The next day was our last in Carlisle. We spent the morning at the Tullie House Museum and Art Gallery, which is basically the museum of the city of Carlisle. It had everything from Roman artifacts (Carlisle was the western endpoint of Hadrian's wall) to art to a lovely Jacobean garden filled with plants used for cooking and medicine as well as for decoration at the time the house was built.
From there we took the scenic train back to London via Leeds.
|JT liked the 'Cafe Choux Choux' sign.|
We made it back to London in time to check in to our hotel and enjoy some walking. The hotel this time was the NH Harrington Hotel, which we liked a good deal- very comfortable, quiet, and notable for toiletries that smelled like citrus flavored candy. I kind of liked them, but JT professed to find smelling like a Starburst fruit chew a bit disturbing.

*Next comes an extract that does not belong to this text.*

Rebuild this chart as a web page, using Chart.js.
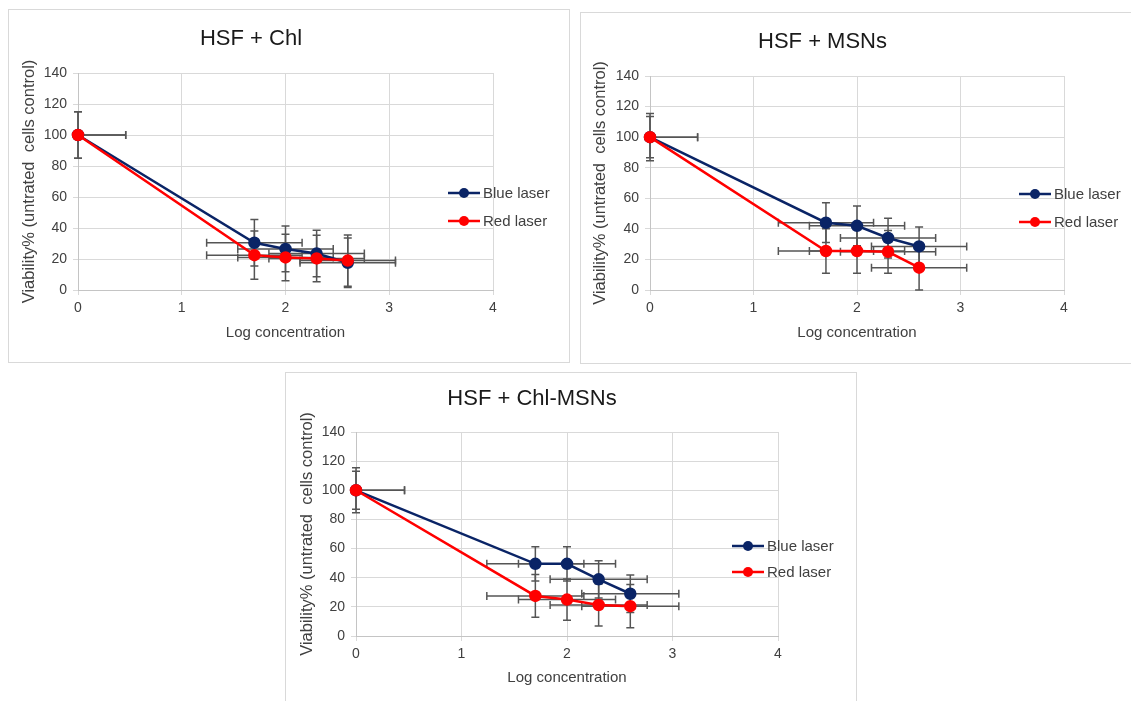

The rest of the trip was filled with activities, though not the sort of thing to benefit from a linear recitation. We walked, of course, admiring the lovely crescents.
We spotted favorite signs:
|Outside a pub: "Well behaved children welcome, |
the rest will be made into pies."
|This is either art, or a fugitive prop from |
Dr. Who. You decide which.
The city's attitude toward pedestrians was occasionally worrying:
We got to see new construction. This new building is sometime called the 'Walkie-Talkie', and is infamous for generating car-melting reflections. I thought the juxtaposition with the building to its left makes it look more like a giant stapler, jammed hinge-first into the ground.
We went to an exhibition on Queen Victoria at Kensington Palace:
And, having learned about William Kent's role in the interior design of the palace, we also went to see a special exhibition at the V&A on William Kent, Designing Georgian Britain. Very cool- not all of his work survives, but there were films of buildings and gardens that do, and images, prints and paintings of ones that don't. Also some of the fabulous furniture he used in his decor.
We took in a couple of plays- the musical of Charlie and the Chocolate factory in the theater district. I had wondered how they were going to manage the fantastical effects of the story- as it turns out- brilliantly. It was excellent, particularly the actor playing Willy Wonka.
Outside the theatre we found a monument to a favorite writer. It was put up in the theatre district to commemorate the umpty-enth performance of the Mousetrap (which we saw on our last trip).
We had another lunch at the Kerb street food market. Yum! Not quite as warm, so there were fewer toddlers rolling around in the fountains.
We went to the summer science show at the British Royal Society- I'll write a separate post about that, as it was fascinating and deserves more time than a brief blurb.
We were able to get tickets for a Shakespeare performance at the New Globe Theatre. The play was Titus Andronicus (which is obscure for a reason) but the experience was fabulous- seeing the staging, the excellent acting, the use of the audience for crowd scenes, and the broad humor.
We found another entry for our sign collection- just the fix for droopy cannons:
Speaking of public art, we were non-plussed by the giant blue rooster in Trafalgar square. You think I'm kidding you?
We had dinner at Chimes, a favorite restaurant, and went to a classical music concert at St. Martins-in-the-Fields- something else we've done before and always enjoy. And we spent an evening at Cecil Sharpe House, home of the English Folk Song and Dance Society in Camden, watching a concert put on by all the various groups that meet there. The theme was 'Spinning Yarns', which was bound to appeal to me:
|Fiddlers at Cecil Sharpe House|
There was more walking, sausages at the Borough market, our traditional last-day stops for English cheeses at Neal's Yard Dairy and Hatchards' book store, a trek to the airport, the ritual last purchase of English chocolate and the long flight home. And a long sigh for the end of another fabulous vacation.